There is an uncertainty about the whole situation, however, that makes the holidays a bit bleak. My dad and Diane LOVE Christmas and typically go all out. Dad told me this morning they haven't bought a single present because they've been trying to spend every moment together. What could anyone say to that? How do you face the holidays, knowing it's the last with someone you love so dearly? Shrug.
A number of other health issues popped up over the last couple months in my family, including my stepdad getting an abscess colon which is incredibly dangerous and life-threatening. Our family has been in relatively good health for a long time with no major issues, so I suppose we were just "due."
In the midst of all this, Kyle and I are still trying for a baby, which is gut-wrenching. All the drugs, the books, the blogs, the talking to other couples with infertility - none of it can really predict how you will feel when you go through it and still see negative after negative.

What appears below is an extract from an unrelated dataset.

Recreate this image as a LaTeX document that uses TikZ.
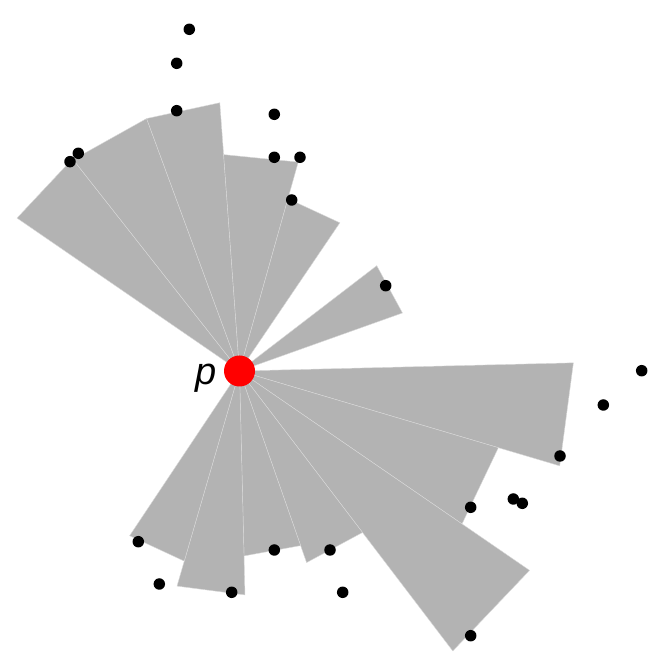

Some days I am able to trust in perfect peace, and be content that God's timing is perfect and some day we'll see all of this clearly, other days I am a haze of emotions from bitterness to jealousy to deep sorrow.
I can honestly say, however, that because of all of this (NOT in spite of all of this) I have gained a deeper love for Jesus, and a deeper love for my husband and family. I am continually amazed at God's kindness to me in these hard times, and the way it continues to shape my soul.
I am so often reminded of my sin, how prone I am to jealousy and gossip, to resentment and hopelessness, but he continues to remind me that my hope is not in the things of this world, my hope is in Christ alone. He surrounds me with people who remind me of this. He shows me that lasting joy is not found in anything here. At some point all the people we love will pass away, all the dreams we have about our lives will mean nothing, "My flesh and my heart may fail, but God is the strength of my heart and my portion forever."
(Psalm 73:26 ESV)
(August Gate's new location)
The next few weeks will be spent relaxing as much as possible, reading books, being crafty, and spending time with friends and family. Kyle and I have are so happy and so deeply in love with each other. I say that only out of gratefulness. So many are torn apart by hard times, but Jesus has pushed our hearts closer together. We are so excited to be home together (when not working) over the holidays. We are truly trying to count our blessings instead of sheep. I hope you all have a very merry Christmas filled with love and peace.